### STORED DATA
###
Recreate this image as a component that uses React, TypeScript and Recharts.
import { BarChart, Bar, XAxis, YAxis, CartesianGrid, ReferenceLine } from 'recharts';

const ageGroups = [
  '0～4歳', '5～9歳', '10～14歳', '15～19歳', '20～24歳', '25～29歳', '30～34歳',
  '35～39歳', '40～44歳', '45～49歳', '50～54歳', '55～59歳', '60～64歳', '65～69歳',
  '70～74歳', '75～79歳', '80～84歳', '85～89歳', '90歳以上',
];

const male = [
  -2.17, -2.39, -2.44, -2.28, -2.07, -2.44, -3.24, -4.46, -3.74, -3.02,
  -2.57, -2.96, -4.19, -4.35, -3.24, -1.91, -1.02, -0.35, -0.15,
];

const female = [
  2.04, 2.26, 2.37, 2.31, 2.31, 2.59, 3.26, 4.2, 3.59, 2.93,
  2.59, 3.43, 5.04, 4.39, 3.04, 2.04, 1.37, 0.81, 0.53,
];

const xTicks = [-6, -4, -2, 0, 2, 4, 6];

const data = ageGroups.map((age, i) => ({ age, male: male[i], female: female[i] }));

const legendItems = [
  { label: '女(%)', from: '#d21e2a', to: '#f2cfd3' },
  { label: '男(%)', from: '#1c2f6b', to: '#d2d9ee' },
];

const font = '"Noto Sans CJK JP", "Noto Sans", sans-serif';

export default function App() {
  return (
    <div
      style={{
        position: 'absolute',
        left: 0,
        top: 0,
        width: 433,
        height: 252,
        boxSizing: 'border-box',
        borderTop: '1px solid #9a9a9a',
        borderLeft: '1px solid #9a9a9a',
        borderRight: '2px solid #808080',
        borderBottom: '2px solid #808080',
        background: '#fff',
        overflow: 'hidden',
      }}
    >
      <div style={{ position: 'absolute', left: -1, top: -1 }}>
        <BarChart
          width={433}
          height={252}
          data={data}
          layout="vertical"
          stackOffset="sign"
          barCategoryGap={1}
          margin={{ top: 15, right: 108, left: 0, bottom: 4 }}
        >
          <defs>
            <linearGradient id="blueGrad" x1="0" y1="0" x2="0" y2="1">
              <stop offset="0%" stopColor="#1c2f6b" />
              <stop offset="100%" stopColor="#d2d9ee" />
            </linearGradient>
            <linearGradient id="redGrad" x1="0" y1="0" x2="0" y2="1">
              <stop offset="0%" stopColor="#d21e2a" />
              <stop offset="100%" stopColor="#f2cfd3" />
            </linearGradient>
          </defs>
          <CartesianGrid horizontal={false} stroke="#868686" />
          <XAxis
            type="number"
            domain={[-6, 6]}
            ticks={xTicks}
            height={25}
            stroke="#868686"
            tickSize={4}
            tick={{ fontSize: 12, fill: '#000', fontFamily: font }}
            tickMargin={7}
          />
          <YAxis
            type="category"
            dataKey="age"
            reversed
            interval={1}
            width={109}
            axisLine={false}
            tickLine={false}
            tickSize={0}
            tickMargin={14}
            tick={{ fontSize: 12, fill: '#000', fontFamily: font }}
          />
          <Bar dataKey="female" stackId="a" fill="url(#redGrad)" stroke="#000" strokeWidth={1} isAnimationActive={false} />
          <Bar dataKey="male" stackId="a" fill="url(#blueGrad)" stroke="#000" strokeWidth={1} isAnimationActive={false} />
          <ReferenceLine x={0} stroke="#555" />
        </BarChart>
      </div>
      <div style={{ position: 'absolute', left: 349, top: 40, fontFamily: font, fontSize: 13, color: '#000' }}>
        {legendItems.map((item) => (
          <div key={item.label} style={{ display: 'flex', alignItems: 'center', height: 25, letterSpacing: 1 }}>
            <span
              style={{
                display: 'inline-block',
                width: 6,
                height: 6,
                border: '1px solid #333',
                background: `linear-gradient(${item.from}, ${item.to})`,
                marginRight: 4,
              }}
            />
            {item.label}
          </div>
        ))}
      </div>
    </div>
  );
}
###
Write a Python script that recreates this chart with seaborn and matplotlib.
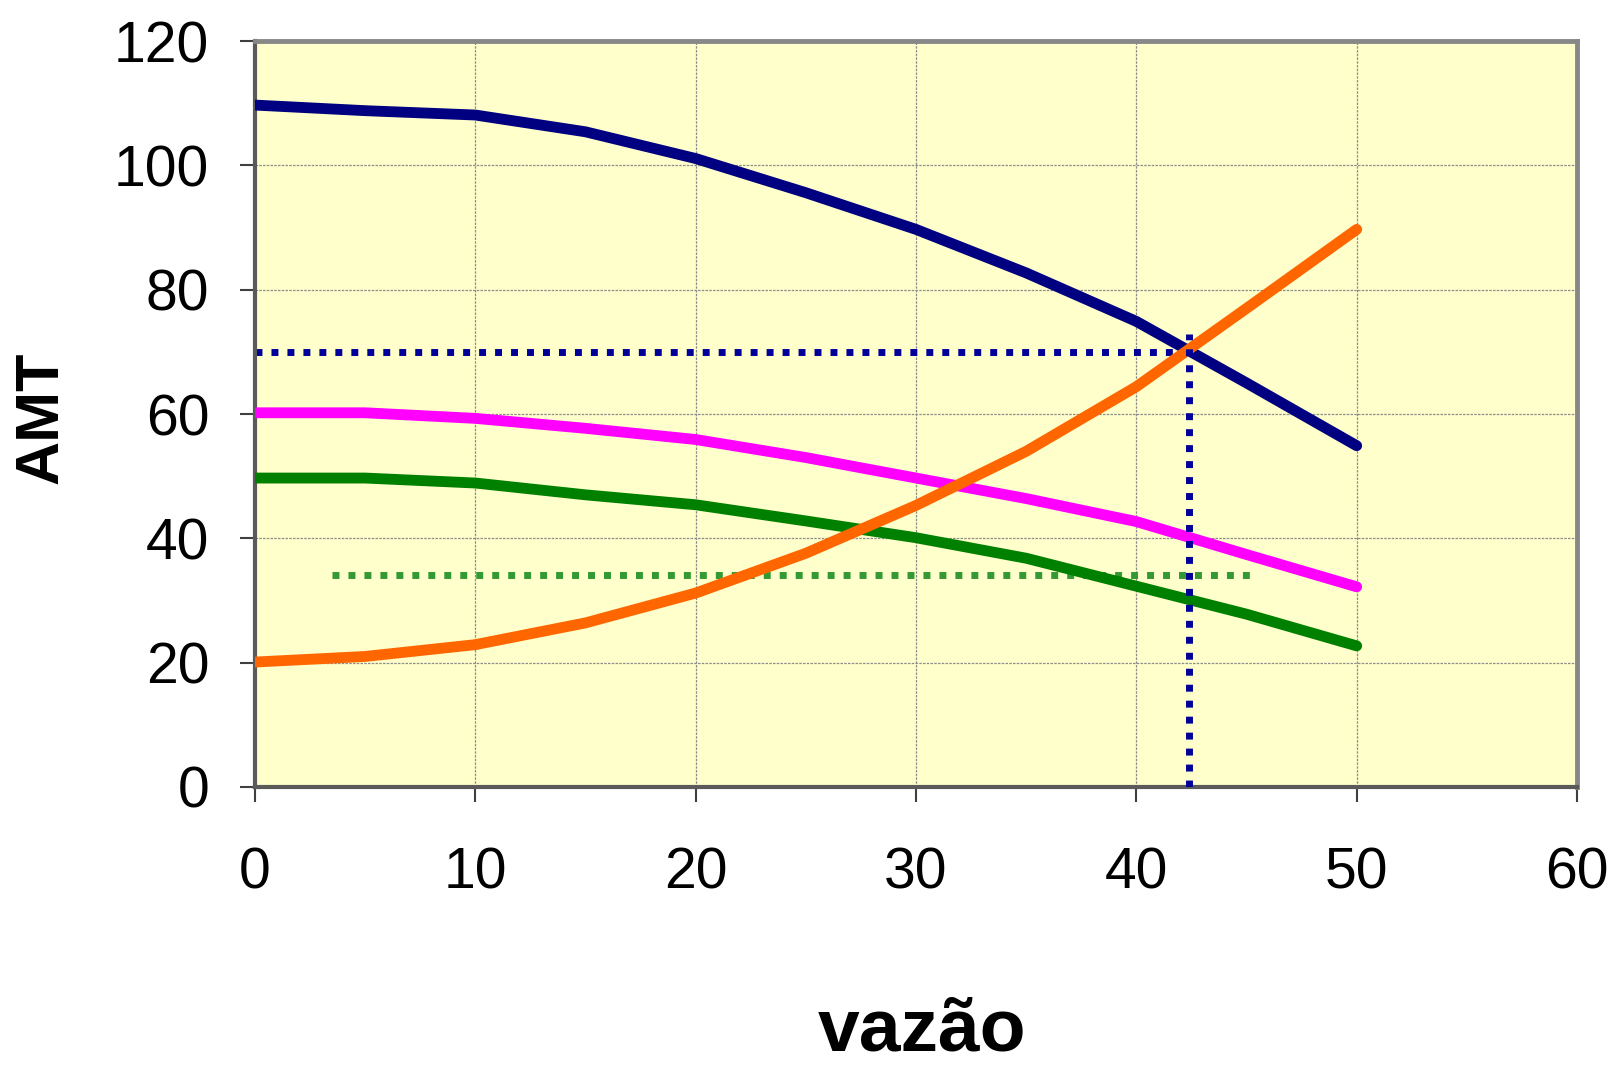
###
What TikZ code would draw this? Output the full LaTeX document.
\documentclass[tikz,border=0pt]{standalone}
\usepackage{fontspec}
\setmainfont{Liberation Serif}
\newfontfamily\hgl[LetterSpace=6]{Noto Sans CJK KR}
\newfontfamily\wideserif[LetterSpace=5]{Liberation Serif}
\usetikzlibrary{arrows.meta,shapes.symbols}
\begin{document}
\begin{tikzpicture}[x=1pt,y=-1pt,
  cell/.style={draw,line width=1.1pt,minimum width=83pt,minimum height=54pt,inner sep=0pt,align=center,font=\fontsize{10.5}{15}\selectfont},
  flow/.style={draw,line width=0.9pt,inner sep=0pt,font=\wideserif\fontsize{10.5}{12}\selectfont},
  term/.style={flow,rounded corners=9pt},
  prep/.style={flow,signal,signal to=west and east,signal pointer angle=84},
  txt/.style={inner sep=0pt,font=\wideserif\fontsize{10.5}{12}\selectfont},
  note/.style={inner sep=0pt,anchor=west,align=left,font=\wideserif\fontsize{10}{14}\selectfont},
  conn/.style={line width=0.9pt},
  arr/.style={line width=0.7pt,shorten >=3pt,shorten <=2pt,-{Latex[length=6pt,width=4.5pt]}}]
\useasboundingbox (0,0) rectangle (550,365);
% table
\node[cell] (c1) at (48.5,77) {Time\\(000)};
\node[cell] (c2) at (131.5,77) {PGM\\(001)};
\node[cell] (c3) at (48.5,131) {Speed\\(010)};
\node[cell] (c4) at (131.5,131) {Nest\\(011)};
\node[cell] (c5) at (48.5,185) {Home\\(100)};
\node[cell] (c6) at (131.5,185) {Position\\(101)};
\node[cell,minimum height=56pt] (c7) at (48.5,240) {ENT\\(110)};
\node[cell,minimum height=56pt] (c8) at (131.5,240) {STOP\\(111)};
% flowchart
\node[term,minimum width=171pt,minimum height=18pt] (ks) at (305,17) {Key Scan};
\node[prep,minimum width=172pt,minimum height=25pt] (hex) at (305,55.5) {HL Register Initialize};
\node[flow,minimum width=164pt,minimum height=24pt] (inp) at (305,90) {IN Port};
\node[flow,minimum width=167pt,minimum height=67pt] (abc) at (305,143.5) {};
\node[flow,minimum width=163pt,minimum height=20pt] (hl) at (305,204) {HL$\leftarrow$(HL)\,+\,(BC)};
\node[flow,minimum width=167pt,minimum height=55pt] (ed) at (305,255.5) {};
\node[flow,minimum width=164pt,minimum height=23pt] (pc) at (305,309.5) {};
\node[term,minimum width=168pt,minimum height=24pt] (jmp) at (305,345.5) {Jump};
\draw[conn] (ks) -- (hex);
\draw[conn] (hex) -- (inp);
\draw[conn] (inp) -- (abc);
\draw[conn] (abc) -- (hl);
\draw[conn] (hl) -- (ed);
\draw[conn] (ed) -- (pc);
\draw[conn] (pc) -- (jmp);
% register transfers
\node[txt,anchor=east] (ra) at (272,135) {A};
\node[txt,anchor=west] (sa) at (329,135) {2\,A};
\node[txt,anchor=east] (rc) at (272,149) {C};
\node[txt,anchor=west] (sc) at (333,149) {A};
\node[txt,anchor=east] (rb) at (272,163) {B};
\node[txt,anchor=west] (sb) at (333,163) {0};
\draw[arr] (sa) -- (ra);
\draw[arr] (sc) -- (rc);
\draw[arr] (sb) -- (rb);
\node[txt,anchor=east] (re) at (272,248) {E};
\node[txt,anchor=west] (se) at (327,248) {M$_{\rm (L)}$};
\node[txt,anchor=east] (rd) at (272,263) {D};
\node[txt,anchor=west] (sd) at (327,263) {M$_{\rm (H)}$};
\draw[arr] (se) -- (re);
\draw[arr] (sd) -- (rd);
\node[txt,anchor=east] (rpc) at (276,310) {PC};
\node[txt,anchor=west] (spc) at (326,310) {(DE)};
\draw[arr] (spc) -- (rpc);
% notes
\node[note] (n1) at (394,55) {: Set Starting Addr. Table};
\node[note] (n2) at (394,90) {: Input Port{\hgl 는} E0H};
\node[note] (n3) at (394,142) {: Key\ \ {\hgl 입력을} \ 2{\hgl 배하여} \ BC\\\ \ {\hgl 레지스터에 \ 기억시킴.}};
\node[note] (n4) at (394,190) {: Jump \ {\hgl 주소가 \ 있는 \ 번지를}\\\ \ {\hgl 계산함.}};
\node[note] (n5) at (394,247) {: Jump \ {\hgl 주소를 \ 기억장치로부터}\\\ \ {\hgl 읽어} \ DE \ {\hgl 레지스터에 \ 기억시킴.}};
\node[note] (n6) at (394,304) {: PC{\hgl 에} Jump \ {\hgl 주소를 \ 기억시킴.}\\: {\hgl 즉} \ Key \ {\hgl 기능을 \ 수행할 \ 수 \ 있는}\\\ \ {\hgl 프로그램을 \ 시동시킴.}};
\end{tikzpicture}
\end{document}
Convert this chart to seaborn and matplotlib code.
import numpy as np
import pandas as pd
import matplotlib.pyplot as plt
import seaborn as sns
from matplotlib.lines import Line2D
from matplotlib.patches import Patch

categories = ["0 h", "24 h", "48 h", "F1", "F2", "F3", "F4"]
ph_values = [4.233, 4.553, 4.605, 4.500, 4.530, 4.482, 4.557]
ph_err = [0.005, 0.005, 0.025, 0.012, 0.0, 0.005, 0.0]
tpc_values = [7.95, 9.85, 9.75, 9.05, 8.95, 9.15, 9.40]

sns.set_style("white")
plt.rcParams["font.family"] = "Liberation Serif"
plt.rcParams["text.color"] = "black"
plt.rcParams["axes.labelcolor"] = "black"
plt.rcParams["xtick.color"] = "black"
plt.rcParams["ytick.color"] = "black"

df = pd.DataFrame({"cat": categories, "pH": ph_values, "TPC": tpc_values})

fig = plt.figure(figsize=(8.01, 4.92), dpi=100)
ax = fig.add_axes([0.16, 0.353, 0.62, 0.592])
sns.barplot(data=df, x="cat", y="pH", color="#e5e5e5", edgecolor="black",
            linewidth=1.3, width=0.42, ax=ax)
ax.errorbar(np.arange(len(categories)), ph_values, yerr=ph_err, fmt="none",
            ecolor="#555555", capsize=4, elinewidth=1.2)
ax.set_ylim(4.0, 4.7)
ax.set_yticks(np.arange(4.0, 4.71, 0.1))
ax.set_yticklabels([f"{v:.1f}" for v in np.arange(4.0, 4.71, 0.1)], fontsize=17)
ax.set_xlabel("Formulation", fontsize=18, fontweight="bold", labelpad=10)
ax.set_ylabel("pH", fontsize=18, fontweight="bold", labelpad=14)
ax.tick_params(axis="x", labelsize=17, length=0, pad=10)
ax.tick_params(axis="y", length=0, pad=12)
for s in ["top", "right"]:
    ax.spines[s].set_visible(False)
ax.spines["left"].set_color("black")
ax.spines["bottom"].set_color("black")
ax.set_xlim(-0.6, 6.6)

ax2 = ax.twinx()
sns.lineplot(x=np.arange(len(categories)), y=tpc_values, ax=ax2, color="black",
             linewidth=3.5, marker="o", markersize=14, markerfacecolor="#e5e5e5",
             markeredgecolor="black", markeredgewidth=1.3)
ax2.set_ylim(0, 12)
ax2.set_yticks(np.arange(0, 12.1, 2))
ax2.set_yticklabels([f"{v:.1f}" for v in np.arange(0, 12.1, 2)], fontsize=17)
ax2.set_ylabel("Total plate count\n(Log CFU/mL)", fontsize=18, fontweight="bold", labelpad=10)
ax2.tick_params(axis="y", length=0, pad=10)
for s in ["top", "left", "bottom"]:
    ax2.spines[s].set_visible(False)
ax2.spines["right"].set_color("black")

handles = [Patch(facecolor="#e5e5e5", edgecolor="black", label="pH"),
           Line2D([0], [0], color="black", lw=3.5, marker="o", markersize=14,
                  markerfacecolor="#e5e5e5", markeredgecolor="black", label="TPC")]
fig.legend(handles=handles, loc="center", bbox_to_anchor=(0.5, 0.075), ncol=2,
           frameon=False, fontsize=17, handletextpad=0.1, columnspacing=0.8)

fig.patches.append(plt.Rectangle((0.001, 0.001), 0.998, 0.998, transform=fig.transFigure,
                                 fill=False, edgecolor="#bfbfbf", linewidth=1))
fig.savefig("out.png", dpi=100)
###
Go through the listing above line by line and say how many lines hold the word "code". Reply with that number only.

2